Sources
Good travel coverage stands on good sources. This page explains where our information comes from, how we weigh each kind of source, and the rules we follow when a source asks not to be named.
Last updated 18 May 2026
Our Sources, in Order of Weight
Not all sources carry equal weight. We lean hardest on what we have seen ourselves and on official, on-the-record information, and we treat promotional material with appropriate caution.
First-hand experience
Our strongest source is our own. When we stay somewhere, eat somewhere, or visit an attraction, what we experienced — and photographed — is the primary source for that review. It is the reason the We Stayed badge exists.
Official and operator information
Hotels, resorts, cruise lines, theme parks, and tourism boards publish prices, schedules, itineraries, and specifications. We use this material for facts — what a price includes, when a park opens, which ports a sailing calls at. We do not treat operator marketing as independent assessment: a brochure tells you what a place wants you to think, not what it is like.
Booking partners and price data
We reference booking platforms and price data to show what trips actually cost. Prices are a snapshot, verified at the time of writing — see our verification policy — and readers should confirm the current figure before booking.
Other reporting
For travel news, we sometimes build on reporting first published elsewhere. When we do, we credit the outlet that broke the story, link to it where possible, and verify what we can independently rather than simply repeating it.
Reader tips and contributions
Readers tell us about price changes, new openings, things that have slipped, and details we have missed. Reader tips are valued — and they are treated as leads to verify, not as facts to publish unchecked.
Named and Unnamed Sources
Our strong preference is for named, on-the-record sources. A reader should be able to see where a claim comes from and judge it for themselves.

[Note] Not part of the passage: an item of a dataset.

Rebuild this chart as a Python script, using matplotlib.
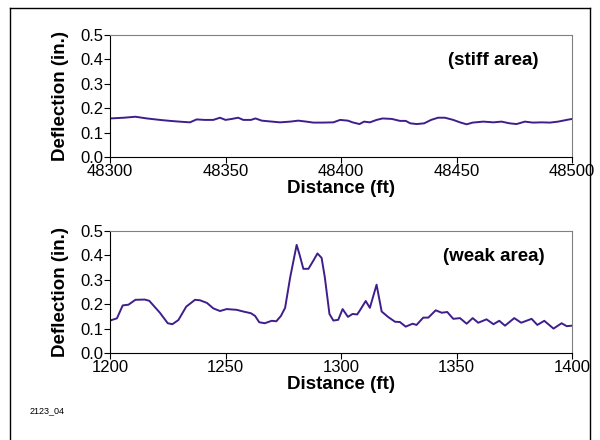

Occasionally a source — a hotel employee, an industry contact, someone with direct knowledge of a situation — will share something useful only on condition that they are not named. We will grant anonymity, sparingly, and only when all of the following hold:
- The information is genuinely in the reader's interest to know.
- The source has a credible reason to fear a real consequence — to their job or otherwise — for speaking openly.
- We have a sound basis to consider the source reliable.
- We have tried, where possible, to confirm the information through other means.
When we use an unnamed source, we tell the reader as much as we responsibly can about why the source is credible and why they are not named. We do not use anonymity to launder a rumour, to take an unattributed swipe at a business, or to dress up speculation as inside knowledge.
A promise of confidentiality is binding. If we agree to protect a source's identity, we protect it.
Press Trips, Review Stays, and Supplied Material
From time to time an operator may offer a complimentary or discounted stay, a press visit, or review access. Where any element of a visit was provided by the operator, we disclose it plainly in the article.
Disclosure is not a free pass. A hosted stay is reviewed by exactly the same standard as one we paid for ourselves, including the parts the host would rather we left out. Accepting a visit never comes with a promise of favourable coverage, and we do not give operators copy approval. Our Editorial Standards and Ownership & Funding pages set out the wider independence rules.
How We Attribute
Where a fact is not self-evidently public knowledge, we say where it came from — the operator, the official schedule, the outlet that reported it, or our own visit. Readers should not have to guess whether a claim is something we saw, something we were told, or something we read.
Source Errors
When a source — an operator announcement, an official listing, another outlet's report — turns out to be wrong and we repeated it, we correct our article, note that the error originated in the source, and accept responsibility for not catching it. We do not hide behind the source. See our corrections policy.